- Born: 1984 (age 41–42)
- Occupation: Jewelry designer

= Chari Cuthbert =

Jamaican-born jewelry designer (born 1984)

Chari Cuthbert is a Jamaican-born, self-taught jewelry designer. Cuthbert is the founder and creative director of the jewelry company ByChari.

== Early life and education ==
Cuthbert, a West Indian woman, was born in 1984 to Jamaican parents. She graduated from The Art Institute of Fort Lauderdale with an Associate of Science Degree in Photography.

== ByChari (company) ==
Before she founded ByChari in 2012, she moved to Hawaii and later in 2016 to Los Angeles. She started her business with $100 and is its sole owner.
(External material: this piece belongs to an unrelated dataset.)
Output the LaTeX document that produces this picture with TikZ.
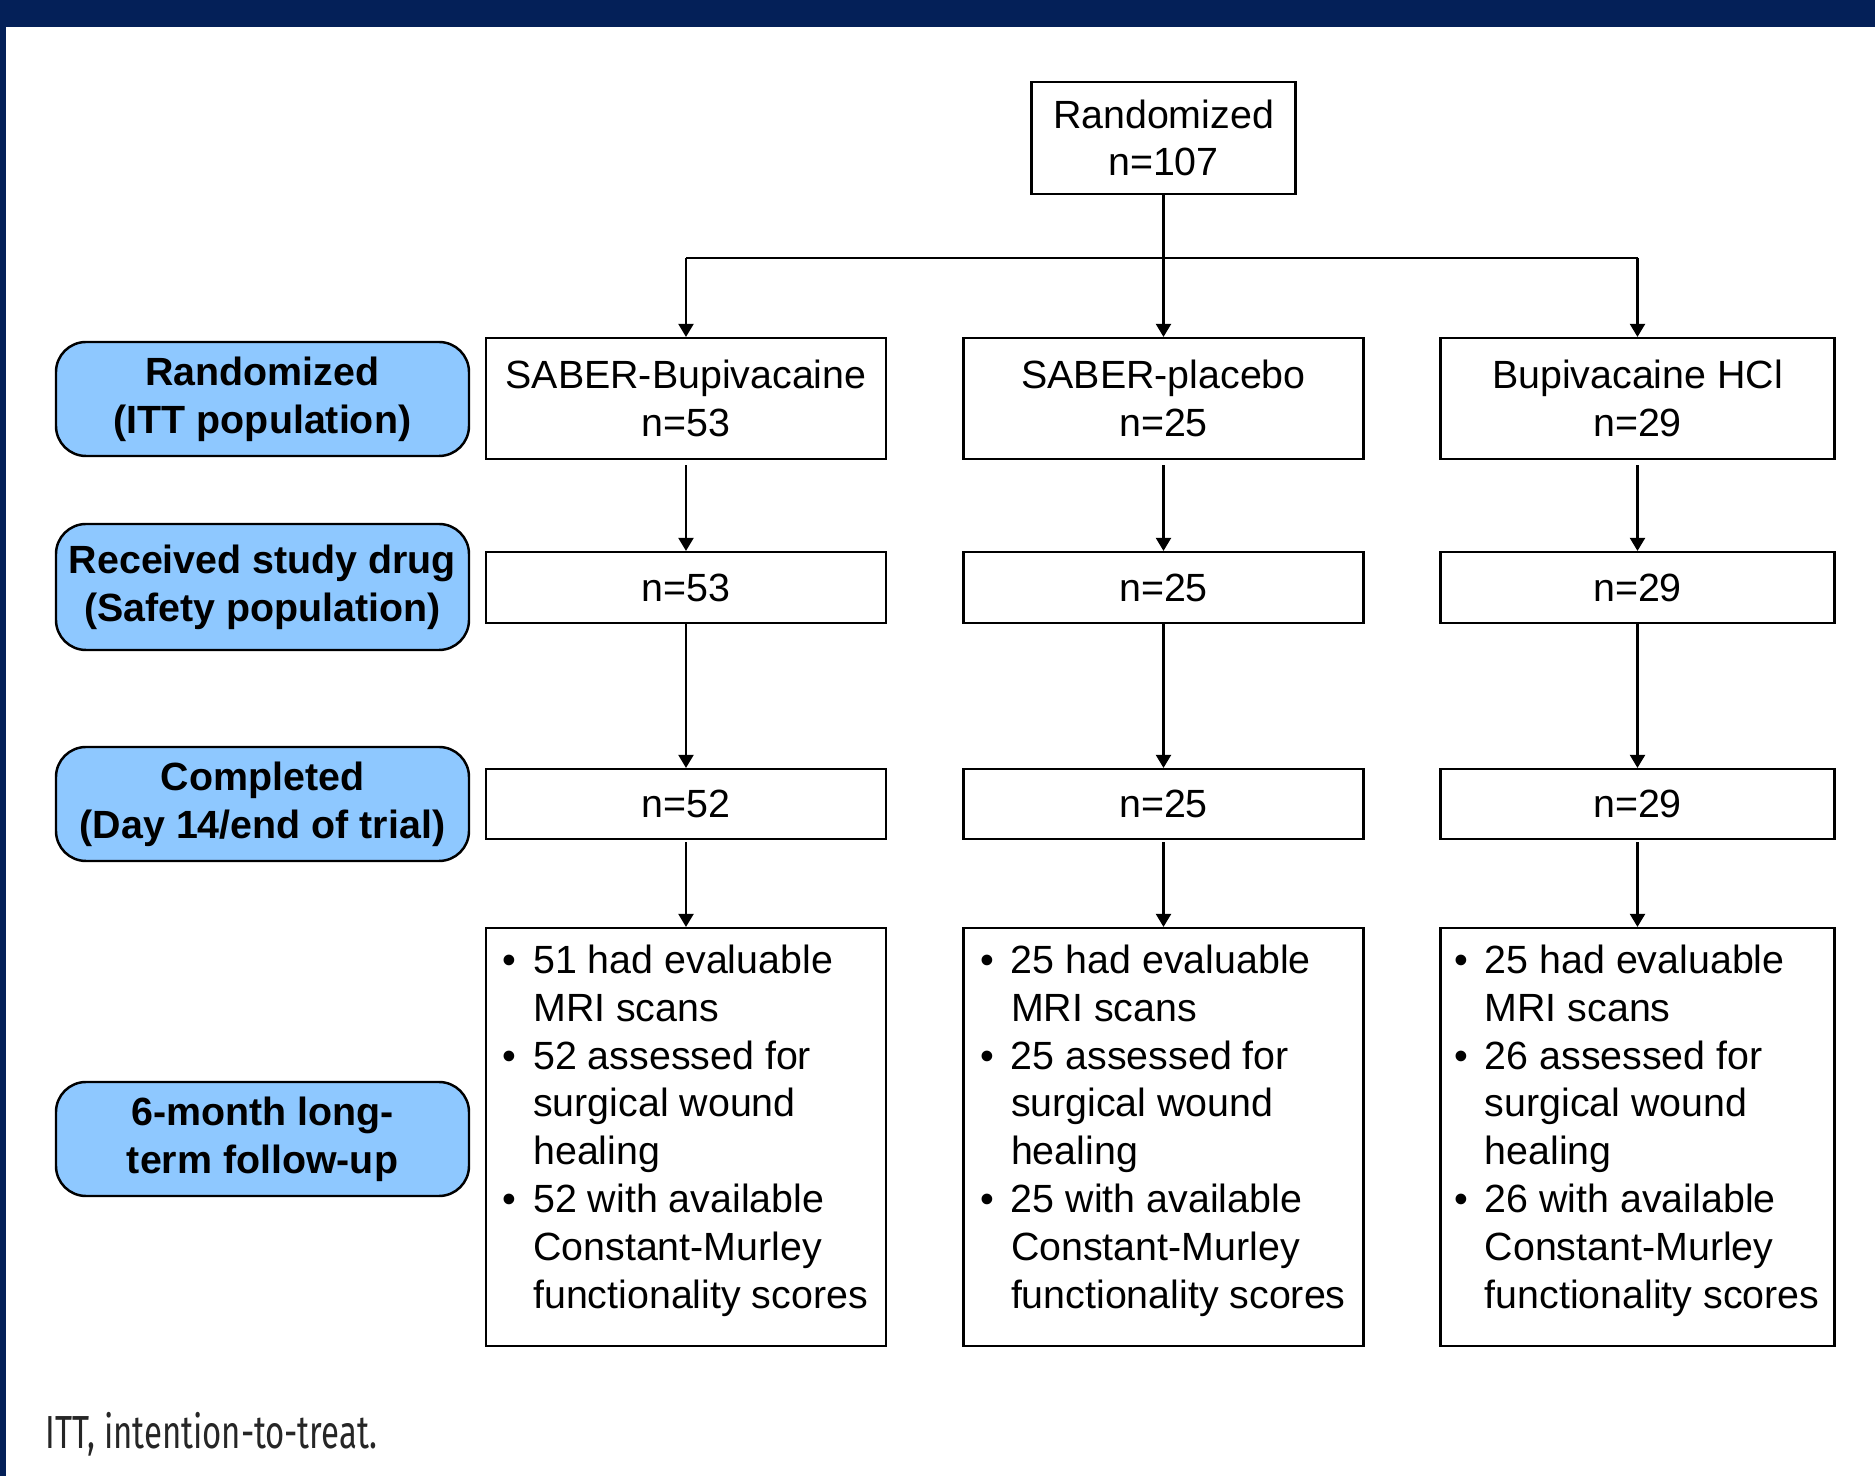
\documentclass[tikz,border=0pt]{standalone}
\usepackage{fontspec}
\setmainfont{Liberation Sans}
\newfontfamily\notafont{Fira Sans}[FakeStretch=0.71]
\usetikzlibrary{arrows.meta, positioning, calc}
\definecolor{azulFase}{RGB}{142, 200, 255}
\definecolor{azulMarino}{RGB}{4, 32, 88}
\newcommand{\letra}{\fontsize{11.2}{13.6}\selectfont}
\newcommand{\punto}[1]{\par\noindent\hangindent=0.305cm\hangafter=1\makebox[0.305cm][l]{\textbullet}#1}
\newcommand{\listado}[2]{\parbox[c][3.84cm][t]{#1}{\raggedright\parskip=0pt #2}}

\begin{document}
\begin{tikzpicture}[
        caja/.style={rectangle, draw, line width=0.6pt, minimum width=4cm, align=center, inner sep=0pt, font=\letra},
        fase/.style={rectangle, rounded corners=0.3cm, draw, line width=0.7pt, fill=azulFase, minimum width=4.13cm, minimum height=1.14cm, align=center, inner sep=0pt, font=\letra\bfseries},
        lista/.style={rectangle, draw, line width=0.6pt, inner xsep=0.17cm, inner ysep=0.17cm, font=\letra},
        flecha/.style={-{Triangle[width=0.15cm, length=0.13cm]}, line width=0.6pt}]
    \useasboundingbox (0,0) rectangle (18.75,-14.76);
    % marco
    \fill[azulMarino] (0,0) rectangle (18.75,-0.27);
    \fill[azulMarino] (0,-0.27) rectangle (0.06,-14.76);

    % fases
    \node[fase] (f1) at (2.625,-3.99) {Randomized\\(ITT population)};
    \node[fase, minimum height=1.26cm] (f2) at (2.625,-5.87) {Received study drug\\(Safety population)};
    \node[fase] (f3) at (2.625,-8.04) {Completed\\(Day 14/end of trial)};
    \node[fase] (f4) at (2.625,-11.39) {6-month long-\\term follow-up};

    % grupos
    \node[caja, minimum width=2.64cm, minimum height=1.115cm] (rand) at (11.635,-1.38) {Randomized\\n=107};
    \node[caja, minimum height=1.21cm] (g1) at (6.86,-3.985) {SABER-Bupivacaine\\n=53};
    \node[caja, minimum height=1.21cm] (g2) at (11.635,-3.985) {SABER-placebo\\n=25};
    \node[caja, minimum width=3.94cm, minimum height=1.21cm] (g3) at (16.375,-3.985) {Bupivacaine HCl\\n=29};

    \node[caja, minimum height=0.71cm] (s1) at (6.86,-5.875) {n=53};
    \node[caja, minimum height=0.71cm] (s2) at (11.635,-5.875) {n=25};
    \node[caja, minimum width=3.94cm, minimum height=0.71cm] (s3) at (16.375,-5.875) {n=29};

    \node[caja, minimum height=0.70cm] (c1) at (6.86,-8.04) {n=52};
    \node[caja, minimum height=0.70cm] (c2) at (11.635,-8.04) {n=25};
    \node[caja, minimum width=3.94cm, minimum height=0.70cm] (c3) at (16.375,-8.04) {n=29};

    \node[lista] (l1) at (6.86,-11.37) {\listado{3.665cm}{%
        \punto{51 had evaluable\newline MRI scans}%
        \punto{52 assessed for\newline surgical wound\newline healing}%
        \punto{52 with available\newline Constant-Murley\newline functionality~scores}}};
    \node[lista] (l2) at (11.635,-11.37) {\listado{3.66cm}{%
        \punto{25 had evaluable\newline MRI scans}%
        \punto{25 assessed for\newline surgical wound\newline healing}%
        \punto{25 with available\newline Constant-Murley\newline functionality~scores}}};
    \node[lista, inner xsep=0.1375cm] (l3) at (16.375,-11.37) {\listado{3.665cm}{%
        \punto{25 had evaluable\newline MRI scans}%
        \punto{26 assessed for\newline surgical wound\newline healing}%
        \punto{26 with available\newline Constant-Murley\newline functionality~scores}}};

    % conectores
    \coordinate (ramal) at (11.635,-2.58);
    \draw[line width=0.6pt] (rand.south) -- (ramal);
    \draw[line width=0.6pt] (g1.north |- ramal) -- (g3.north |- ramal);
    \draw[flecha] (g1.north |- ramal) -- (g1.north);
    \draw[flecha] (rand.south) -- (g2.north);
    \draw[flecha] (g3.north |- ramal) -- (g3.north);
    \foreach \i in {1,2,3} {
        \draw[flecha, shorten <=0.05cm] (g\i) -- (s\i);
        \draw[flecha] (s\i) -- (c\i);
        \draw[flecha, shorten <=0.02cm] (c\i) -- (l\i);
    }

    \node[font=\notafont\fontsize{13.2}{15}\selectfont, anchor=base west, inner sep=0pt, text=black!85] (nota) at (0.45,-14.49) {ITT, intention-to-treat.};
\end{tikzpicture}
\end{document}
Her jewelry was first sold by Owens & Co. in Downtown Honolulu. She started selling her jewelry exclusively on her website when she moved to L.A.
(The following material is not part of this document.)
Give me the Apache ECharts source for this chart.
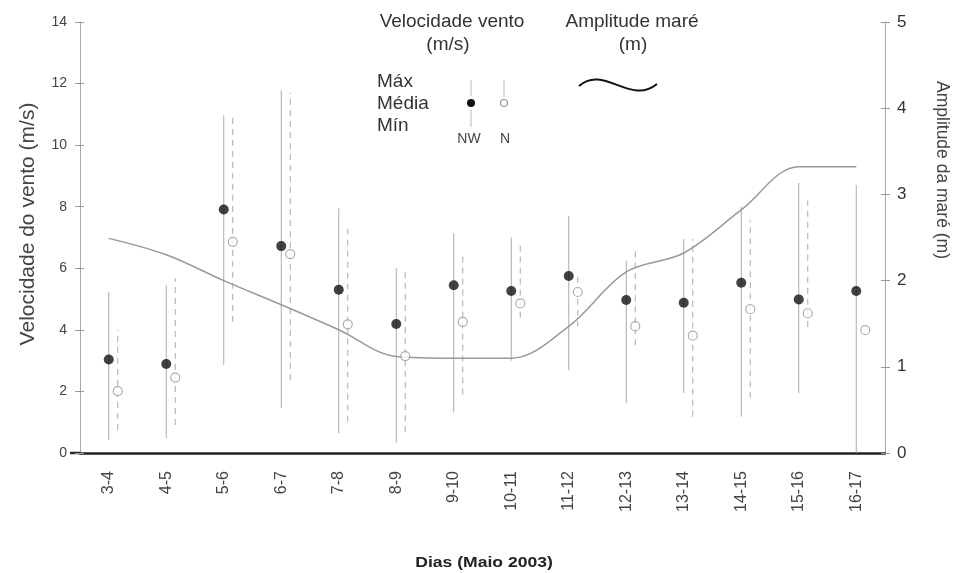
<!DOCTYPE html>
<html>
<head>
<meta charset="utf-8">
<script src="https://cdn.jsdelivr.net/npm/echarts@6/dist/echarts.min.js"></script>
<style>
  html, body { margin: 0; padding: 0; background: #fff; }
  #chart { width: 956px; height: 573px; }
</style>
</head>
<body>
<div id="chart"></div>
<script>
// dados
var dias = ['3-4', '4-5', '5-6', '6-7', '7-8', '8-9', '9-10', '10-11', '11-12', '12-13', '13-14', '14-15', '15-16', '16-17'];

// vento NW (m/s)
var nwMedia = [3.04, 2.89, 7.91, 6.72, 5.30, 4.19, 5.45, 5.26, 5.75, 4.97, 4.88, 5.53, 4.99, 5.26];
var nwMax = [5.24, 5.45, 10.97, 11.78, 7.95, 6.0, 7.14, 7.0, 7.7, 6.25, 6.95, 8.0, 8.77, 8.7];
var nwMin = [0.42, 0.48, 2.86, 1.46, 0.65, 0.33, 1.32, 3.0, 2.69, 1.62, 1.95, 1.18, 1.95, 0.0];

// vento N (m/s)
var nMedia = [2.01, 2.45, 6.86, 6.46, 4.18, 3.15, 4.26, 4.86, 5.23, 4.12, 3.81, 4.67, 4.54, 3.99];
var nMax = [4.0, 5.68, 10.9, 11.7, 7.3, 5.9, 6.49, 6.9, 5.72, 6.65, 6.95, 7.56, 8.2, null];
var nMin = [0.75, 0.91, 4.26, 2.37, 1.02, 0.68, 1.9, 4.4, 4.1, 3.5, 1.18, 1.78, 4.1, null];

// amplitude da maré (m)
var mare = [2.49, 2.30, 2.0, 1.72, 1.43, 1.12, 1.10, 1.10, 1.47, 2.10, 2.32, 2.82, 3.32, 3.32];

var fonte = 'Liberation Sans, Arial, sans-serif';

function intervalo(mn, mx) {
  var out = [];
  for (var i = 0; i < dias.length; i++) {
    if (mn[i] == null || mx[i] == null) continue;
    out.push([i, mn[i], mx[i]]);
  }
  return out;
}

function barra(offset, tracejado) {
  return function(params, api) {
    var a = api.coord([api.value(0), api.value(1)]);
    var b = api.coord([api.value(0), api.value(2)]);
    return {
      type: 'line',
      shape: { x1: a[0] + offset, y1: a[1], x2: b[0] + offset, y2: b[1] },
      style: { stroke: '#aaa', lineWidth: 1, lineDash: tracejado ? [6, 5] : null }
    };
  };
}

// texto simples para a legenda e títulos
function texto(t, x, y, tam, opts) {
  opts = opts || {};
  return {
    type: 'text', x: x, y: y,
    rotation: opts.rot || 0, scaleX: opts.sx || 1,
    style: {
      text: t, font: (opts.bold ? 'bold ' : '') + tam + 'px ' + fonte,
      fill: opts.cor || '#333', textAlign: opts.align || 'center', textVerticalAlign: 'middle'
    }
  };
}

var chart = echarts.init(document.getElementById('chart'));

var option = {
  animation: false,
  backgroundColor: '#fff',
  textStyle: { fontFamily: fonte },
  grid: { left: 80, right: 71, top: 22, bottom: 120 },
  xAxis: {
    type: 'category',
    data: dias,
    axisLine: { lineStyle: { color: '#222', width: 2.5 } },
    axisTick: { show: false },
    axisLabel: { rotate: 90, fontSize: 16, color: '#444', margin: 18 }
  },
  yAxis: [
    {
      type: 'value', position: 'left', min: 0, max: 14, interval: 2,
      axisLine: { show: true, lineStyle: { color: '#aaa' } },
      axisTick: { show: true, length: 5, lineStyle: { color: '#999' } },
      axisLabel: { fontSize: 14, color: '#444', margin: 13 },
      splitLine: { show: false }
    },
    {
      type: 'value', position: 'right', min: 0, max: 5, interval: 1,
      axisLine: { show: true, lineStyle: { color: '#aaa' } },
      axisTick: { show: true, length: 5, lineStyle: { color: '#999' } },
      axisLabel: { fontSize: 17, color: '#333', margin: 12 },
      splitLine: { show: false }
    },
    {
      type: 'value', position: 'left', min: 0, max: 14, interval: 2,
      axisLine: { show: false },
      axisTick: { show: true, inside: true, length: 4, lineStyle: { color: '#999' } },
      axisLabel: { show: false },
      splitLine: { show: false }
    },
    {
      type: 'value', position: 'right', min: 0, max: 5, interval: 1,
      axisLine: { show: false },
      axisTick: { show: true, inside: true, length: 4, lineStyle: { color: '#999' } },
      axisLabel: { show: false },
      splitLine: { show: false }
    }
  ],
  series: [
    {
      name: 'NW intervalo', type: 'custom', yAxisIndex: 0,
      renderItem: barra(0, false),
      data: intervalo(nwMin, nwMax), z: 2
    },
    {
      name: 'N intervalo', type: 'custom', yAxisIndex: 0,
      renderItem: barra(9, true),
      data: intervalo(nMin, nMax), z: 2
    },
    {
      name: 'Maré', type: 'line', yAxisIndex: 1,
      data: mare, smooth: 0.35, showSymbol: false,
      lineStyle: { color: '#999', width: 1.5 }, z: 3
    },
    {
      name: 'NW', type: 'scatter', yAxisIndex: 0,
      data: nwMedia, symbol: 'circle', symbolSize: 10,
      itemStyle: { color: '#111' }, z: 5
    },
    {
      name: 'N', type: 'scatter', yAxisIndex: 0,
      data: nMedia, symbol: 'circle', symbolSize: 9, symbolOffset: [9, 0],
      itemStyle: { color: '#fff', borderColor: '#999', borderWidth: 1.2 }, z: 5
    }
  ],
  graphic: [
    texto('Velocidade do vento (m/s)', 28, 224, 21, { rot: Math.PI / 2, cor: '#444' }),
    texto('Amplitude da maré (m)', 942, 170, 17.5, { rot: -Math.PI / 2, cor: '#444' }),
    texto('Dias (Maio 2003)', 484, 563, 15, { bold: true, sx: 1.17, cor: '#222' }),
    { type: 'line', shape: { x1: 70, y1: 453, x2: 80, y2: 453 }, style: { stroke: '#222', lineWidth: 2.5 } },
    // legenda
    texto('Velocidade vento', 452, 22, 19),
    texto('(m/s)', 448, 45, 19),
    texto('Amplitude maré', 632, 22, 19),
    texto('(m)', 633, 45, 19),
    texto('Máx', 377, 82, 19, { align: 'left' }),
    texto('Média', 377, 104, 19, { align: 'left' }),
    texto('Mín', 377, 126, 19, { align: 'left' }),
    { type: 'line', shape: { x1: 471, y1: 80, x2: 471, y2: 96 }, style: { stroke: '#bbb', lineWidth: 1 } },
    { type: 'line', shape: { x1: 471, y1: 110, x2: 471, y2: 127 }, style: { stroke: '#bbb', lineWidth: 1 } },
    { type: 'circle', shape: { cx: 471, cy: 103, r: 4 }, style: { fill: '#111' } },
    { type: 'line', shape: { x1: 504, y1: 80, x2: 504, y2: 97 }, style: { stroke: '#bbb', lineWidth: 1 } },
    { type: 'circle', shape: { cx: 504, cy: 103, r: 3.5 }, style: { fill: '#fff', stroke: '#999', lineWidth: 1.2 } },
    texto('NW', 469, 139, 14, { cor: '#444' }),
    texto('N', 505, 139, 14, { cor: '#444' }),
    { type: 'bezierCurve',
      shape: { x1: 579, y1: 86, x2: 657, y2: 84, cpx1: 604, cpy1: 64, cpx2: 630, cpy2: 106 },
      style: { stroke: '#111', lineWidth: 2, fill: null } }
  ]
};

chart.setOption(option);
</script>
</body>
</html>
In August 2020, First Lady Michelle Obama wore a necklace designed by Cuthbert for her 2020 Democratic National Convention speech. The Vote necklace went viral during Obama's speech and, according to CNN, was a top-trending search on Google during the last hour of the convention on August 17, 2020. Cuthbert designed the Vote necklace in 2016 and then started marketing it for the 2018 midterm elections. Obama's stylist, Meredith Koop, ordered the Vote necklace for Obama.

As of 2021, she had a team of ten female employees working for her in Los Angeles.

Her designs have been worn by Michelle Obama, Kate Hudson, Jessica Alba, Rocky Barnes, Rose Huntington-Whiteley, Aimee Song and Chiara Ferragni.